Excelero has taken a different route, building out a software-based offering that can be used for hyper-convergence. NVMesh is software that permits multiple servers to be connected together via either Ethernet or InfiniBand and have any server write to any NVMe device. Excelero uses its proprietary Remote Direct Drive Access, or RDDA, protocol, claiming linear scaling and near-100% utilization of the performance of each NVMe drive. The vendor achieves these levels of claimed performance because remote hosts can talk to the drives in another server directly as if the drive was on the local PCIe bus, bypassing the CPU where the drive is installed.
Classic storage area networking
What about the future of traditional networking like Fibre Channel? We've already discussed the use of NVMe over Fabrics with fast networks, such as InfiniBand and Ethernet. The NVM Express workgroup is developing a standard for using NVMe with existing Fibre Channel networks, known as FC-NVMe. Products based on the new standard are expected to work with existing hardware, albeit with a limit on how far back it will support legacy host bus adapters.
What this means is FC-NVMe should support existing technology, with performance gains achieved from the use of NVMe rather than the SCSI protocol. There should be no need to rip and replace the latest Fibre Channel technology.
Identifying use cases
What are the likely use cases for the technology, given an expected cost premium for using NVMe? Looking back to the early days of SSDs and all-flash storage, there's a parallel with the introduction of NVMe. Solid-state drives were initially expensive and used as server cache and for specific applications where latency was a problem. This opportunity extended to all-flash systems that were used to fix applications deemed too expensive to rewrite.
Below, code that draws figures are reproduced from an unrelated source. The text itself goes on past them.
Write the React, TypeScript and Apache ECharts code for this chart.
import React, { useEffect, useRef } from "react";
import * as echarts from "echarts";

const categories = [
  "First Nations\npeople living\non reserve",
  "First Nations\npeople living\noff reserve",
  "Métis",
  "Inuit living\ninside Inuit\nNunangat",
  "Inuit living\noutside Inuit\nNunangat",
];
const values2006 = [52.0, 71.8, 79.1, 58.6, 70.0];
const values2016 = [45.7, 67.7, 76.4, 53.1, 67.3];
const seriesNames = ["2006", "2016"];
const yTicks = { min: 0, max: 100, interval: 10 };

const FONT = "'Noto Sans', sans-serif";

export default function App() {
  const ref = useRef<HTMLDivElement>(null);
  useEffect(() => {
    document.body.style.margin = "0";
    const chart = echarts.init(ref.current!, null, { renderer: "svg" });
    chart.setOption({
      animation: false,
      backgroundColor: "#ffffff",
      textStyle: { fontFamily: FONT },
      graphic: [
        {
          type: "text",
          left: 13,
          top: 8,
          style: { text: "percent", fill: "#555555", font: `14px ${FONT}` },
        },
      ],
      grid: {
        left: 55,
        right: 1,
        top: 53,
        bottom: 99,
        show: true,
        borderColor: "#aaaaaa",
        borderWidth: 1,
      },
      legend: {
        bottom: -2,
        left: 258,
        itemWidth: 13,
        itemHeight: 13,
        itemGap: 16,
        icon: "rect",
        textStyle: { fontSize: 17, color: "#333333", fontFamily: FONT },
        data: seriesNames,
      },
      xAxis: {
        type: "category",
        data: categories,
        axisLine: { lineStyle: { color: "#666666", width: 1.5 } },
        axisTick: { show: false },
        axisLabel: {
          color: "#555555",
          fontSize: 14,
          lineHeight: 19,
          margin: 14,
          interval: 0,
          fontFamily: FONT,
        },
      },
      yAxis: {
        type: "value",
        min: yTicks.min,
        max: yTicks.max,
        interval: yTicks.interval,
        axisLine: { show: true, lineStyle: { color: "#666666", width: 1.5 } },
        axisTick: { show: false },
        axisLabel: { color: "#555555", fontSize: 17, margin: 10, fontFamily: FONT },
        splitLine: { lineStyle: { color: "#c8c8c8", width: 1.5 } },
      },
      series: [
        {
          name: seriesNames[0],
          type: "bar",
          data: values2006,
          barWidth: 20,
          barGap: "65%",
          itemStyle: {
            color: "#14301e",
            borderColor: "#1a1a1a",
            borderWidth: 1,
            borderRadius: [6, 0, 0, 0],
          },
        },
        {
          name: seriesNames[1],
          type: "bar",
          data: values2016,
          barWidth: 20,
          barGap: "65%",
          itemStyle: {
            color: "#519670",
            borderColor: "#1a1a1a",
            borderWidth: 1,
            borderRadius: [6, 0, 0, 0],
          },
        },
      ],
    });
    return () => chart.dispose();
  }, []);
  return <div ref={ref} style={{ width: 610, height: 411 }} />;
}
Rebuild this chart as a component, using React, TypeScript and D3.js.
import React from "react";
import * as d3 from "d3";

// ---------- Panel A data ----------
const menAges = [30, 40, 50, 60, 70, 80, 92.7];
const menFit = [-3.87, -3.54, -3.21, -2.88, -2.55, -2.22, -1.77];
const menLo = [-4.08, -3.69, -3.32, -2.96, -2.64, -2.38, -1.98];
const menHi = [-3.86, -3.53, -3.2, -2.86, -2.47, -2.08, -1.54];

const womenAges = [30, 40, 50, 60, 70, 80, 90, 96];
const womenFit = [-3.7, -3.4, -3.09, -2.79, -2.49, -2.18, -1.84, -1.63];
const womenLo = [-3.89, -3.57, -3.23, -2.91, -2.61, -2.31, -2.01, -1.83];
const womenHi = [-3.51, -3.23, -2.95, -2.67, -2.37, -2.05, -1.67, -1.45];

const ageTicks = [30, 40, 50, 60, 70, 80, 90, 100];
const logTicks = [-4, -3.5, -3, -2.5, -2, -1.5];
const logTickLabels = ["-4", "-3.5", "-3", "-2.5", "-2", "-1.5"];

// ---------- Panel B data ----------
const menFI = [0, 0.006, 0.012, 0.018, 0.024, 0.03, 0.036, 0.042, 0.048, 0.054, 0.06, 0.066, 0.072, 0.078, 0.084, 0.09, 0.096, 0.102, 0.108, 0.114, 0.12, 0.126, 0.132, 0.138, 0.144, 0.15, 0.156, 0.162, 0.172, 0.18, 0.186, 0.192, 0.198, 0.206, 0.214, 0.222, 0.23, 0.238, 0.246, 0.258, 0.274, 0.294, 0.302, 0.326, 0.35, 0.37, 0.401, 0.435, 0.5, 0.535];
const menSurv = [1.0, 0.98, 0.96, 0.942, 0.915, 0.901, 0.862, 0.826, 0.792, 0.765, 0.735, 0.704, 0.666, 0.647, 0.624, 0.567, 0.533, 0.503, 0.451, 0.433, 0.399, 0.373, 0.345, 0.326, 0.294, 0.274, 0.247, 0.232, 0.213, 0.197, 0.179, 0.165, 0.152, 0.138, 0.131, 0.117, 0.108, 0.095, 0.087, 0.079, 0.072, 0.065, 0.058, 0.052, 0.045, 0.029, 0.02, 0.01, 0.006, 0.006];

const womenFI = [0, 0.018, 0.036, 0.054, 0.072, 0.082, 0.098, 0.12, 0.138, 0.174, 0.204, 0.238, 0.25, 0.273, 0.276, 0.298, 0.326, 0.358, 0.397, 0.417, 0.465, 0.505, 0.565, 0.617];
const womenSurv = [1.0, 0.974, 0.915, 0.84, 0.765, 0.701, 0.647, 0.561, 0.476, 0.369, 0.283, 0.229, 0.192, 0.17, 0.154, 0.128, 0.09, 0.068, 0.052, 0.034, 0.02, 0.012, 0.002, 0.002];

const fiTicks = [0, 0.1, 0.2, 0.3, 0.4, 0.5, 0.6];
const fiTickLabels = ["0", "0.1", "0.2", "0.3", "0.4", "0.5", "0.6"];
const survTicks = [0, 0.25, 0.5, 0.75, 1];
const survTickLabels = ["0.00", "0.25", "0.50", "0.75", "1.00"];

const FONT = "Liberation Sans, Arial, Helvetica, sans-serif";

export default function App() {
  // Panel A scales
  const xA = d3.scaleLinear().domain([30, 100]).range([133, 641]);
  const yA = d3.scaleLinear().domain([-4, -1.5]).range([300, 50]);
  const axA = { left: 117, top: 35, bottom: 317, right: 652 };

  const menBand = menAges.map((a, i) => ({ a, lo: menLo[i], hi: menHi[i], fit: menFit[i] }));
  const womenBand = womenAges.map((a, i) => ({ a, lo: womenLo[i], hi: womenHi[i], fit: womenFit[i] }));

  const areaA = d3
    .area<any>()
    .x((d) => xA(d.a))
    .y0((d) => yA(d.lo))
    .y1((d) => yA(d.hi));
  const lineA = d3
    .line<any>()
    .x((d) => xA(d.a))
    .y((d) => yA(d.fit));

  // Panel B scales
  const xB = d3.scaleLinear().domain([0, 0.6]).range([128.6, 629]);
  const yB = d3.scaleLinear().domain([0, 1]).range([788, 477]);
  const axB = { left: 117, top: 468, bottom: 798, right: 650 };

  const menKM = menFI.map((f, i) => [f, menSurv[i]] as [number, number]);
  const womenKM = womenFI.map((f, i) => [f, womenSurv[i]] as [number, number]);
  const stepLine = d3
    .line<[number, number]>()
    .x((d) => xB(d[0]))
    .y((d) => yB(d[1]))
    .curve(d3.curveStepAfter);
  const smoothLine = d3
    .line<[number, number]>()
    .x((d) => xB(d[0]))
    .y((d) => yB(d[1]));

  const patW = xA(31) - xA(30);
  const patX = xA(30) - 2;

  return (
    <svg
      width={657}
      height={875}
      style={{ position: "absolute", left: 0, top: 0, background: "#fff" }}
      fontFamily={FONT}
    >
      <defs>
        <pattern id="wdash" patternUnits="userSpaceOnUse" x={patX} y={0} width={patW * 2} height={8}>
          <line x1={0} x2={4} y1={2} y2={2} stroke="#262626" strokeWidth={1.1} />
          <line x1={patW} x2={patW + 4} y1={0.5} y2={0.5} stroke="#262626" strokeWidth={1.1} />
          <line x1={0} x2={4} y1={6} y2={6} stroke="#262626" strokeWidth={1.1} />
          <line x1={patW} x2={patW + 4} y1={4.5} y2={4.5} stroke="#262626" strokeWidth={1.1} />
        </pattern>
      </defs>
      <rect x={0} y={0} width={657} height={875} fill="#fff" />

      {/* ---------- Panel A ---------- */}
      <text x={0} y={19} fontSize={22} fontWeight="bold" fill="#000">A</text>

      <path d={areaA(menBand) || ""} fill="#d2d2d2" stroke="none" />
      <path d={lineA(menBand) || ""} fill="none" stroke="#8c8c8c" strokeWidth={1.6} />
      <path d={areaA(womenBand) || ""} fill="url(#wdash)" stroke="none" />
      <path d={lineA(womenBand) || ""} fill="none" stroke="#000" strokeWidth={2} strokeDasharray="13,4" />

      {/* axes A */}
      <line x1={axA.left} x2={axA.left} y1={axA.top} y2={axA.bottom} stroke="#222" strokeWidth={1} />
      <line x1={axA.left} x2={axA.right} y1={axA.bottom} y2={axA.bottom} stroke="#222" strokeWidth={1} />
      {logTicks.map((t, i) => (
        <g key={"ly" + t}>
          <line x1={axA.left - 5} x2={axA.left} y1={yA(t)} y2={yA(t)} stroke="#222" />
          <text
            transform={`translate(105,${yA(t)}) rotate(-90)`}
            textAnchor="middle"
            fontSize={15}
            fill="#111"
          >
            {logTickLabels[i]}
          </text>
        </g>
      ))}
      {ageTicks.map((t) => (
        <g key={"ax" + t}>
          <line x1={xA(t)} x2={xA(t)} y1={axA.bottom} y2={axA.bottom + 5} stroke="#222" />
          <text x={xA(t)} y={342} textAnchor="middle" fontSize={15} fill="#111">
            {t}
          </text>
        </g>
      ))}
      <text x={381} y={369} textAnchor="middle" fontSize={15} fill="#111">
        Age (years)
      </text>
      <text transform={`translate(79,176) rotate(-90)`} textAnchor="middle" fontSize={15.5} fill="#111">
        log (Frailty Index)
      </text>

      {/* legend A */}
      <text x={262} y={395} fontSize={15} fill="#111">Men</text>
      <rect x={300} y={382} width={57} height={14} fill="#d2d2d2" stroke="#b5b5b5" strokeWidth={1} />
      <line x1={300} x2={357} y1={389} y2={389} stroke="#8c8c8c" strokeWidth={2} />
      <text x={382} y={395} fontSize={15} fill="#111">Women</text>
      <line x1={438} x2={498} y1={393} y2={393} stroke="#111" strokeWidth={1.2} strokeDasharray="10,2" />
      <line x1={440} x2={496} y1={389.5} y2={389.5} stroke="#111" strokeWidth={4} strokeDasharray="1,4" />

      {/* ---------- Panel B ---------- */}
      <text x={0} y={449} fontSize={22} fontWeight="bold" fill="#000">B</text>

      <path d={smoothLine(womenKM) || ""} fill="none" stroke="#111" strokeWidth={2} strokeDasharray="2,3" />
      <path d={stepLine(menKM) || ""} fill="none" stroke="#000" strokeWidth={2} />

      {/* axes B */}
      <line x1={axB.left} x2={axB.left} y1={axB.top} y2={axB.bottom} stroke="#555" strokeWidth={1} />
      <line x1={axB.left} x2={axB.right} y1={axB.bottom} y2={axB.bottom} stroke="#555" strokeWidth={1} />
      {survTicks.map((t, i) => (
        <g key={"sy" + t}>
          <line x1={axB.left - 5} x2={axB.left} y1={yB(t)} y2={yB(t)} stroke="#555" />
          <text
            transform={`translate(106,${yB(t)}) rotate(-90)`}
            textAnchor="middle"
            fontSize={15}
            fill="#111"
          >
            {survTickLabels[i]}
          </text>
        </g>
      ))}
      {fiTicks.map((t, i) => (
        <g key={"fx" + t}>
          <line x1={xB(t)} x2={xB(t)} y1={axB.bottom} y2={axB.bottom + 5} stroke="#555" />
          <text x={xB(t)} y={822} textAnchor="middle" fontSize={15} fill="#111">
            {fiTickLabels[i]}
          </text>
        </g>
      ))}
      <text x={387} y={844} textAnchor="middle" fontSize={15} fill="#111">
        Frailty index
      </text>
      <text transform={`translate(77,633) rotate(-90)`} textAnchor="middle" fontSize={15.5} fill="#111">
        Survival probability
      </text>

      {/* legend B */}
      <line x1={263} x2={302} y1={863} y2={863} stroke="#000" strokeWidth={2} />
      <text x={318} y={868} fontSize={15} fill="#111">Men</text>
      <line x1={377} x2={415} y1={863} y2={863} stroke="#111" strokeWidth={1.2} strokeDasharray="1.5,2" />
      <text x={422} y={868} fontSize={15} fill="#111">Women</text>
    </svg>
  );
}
The deployment of NVMe will no doubt follow the same path. NVMe within the server will deliver low-latency flash to improve application performance. Compared to the move from HDD to SSD, however, NVMe flash reduces the application overhead, so it may also provide much better resource utilization than previously.
At the array level, NVMe will improve latency and throughput. Disaggregation will offer low latency, but without the mature set of features, such as deduplication and compression, delivered on all-flash arrays. This may result in slower NVMe adoption, because many all-flash systems were sold on a dollar-per-gigabyte ratio that exploited the savings of deduplication.
Today, we're seeing application NVMe use cases such as high-frequency financial trading, high-performance analytics and other latency-sensitive applications. NVMe also will be a good fit for traditional applications like relational databases where individual I/O response time is critical.
Looking ahead, we're starting to see new classes of persistent storage, such as 3D XPoint, also known as Intel Optane. This technology offers lower latencies than flash, with higher endurance that comes with a higher-dollar-per-gigabyte cost.
We're starting to see a hierarchy of NVMe-enabled persistent memory devices, with a range of characteristics. The future of distributed systems and shared storage will likely be a blend of technologies that exploit the features of each of these types of media.
Should you move to NVMe? Well, that depends on your requirements. NVMe SSDs and Optane drives provide another tool in the storage administrator's armory and more price, performance and endurance options. If you have the need, then NVMe could well be the route for you.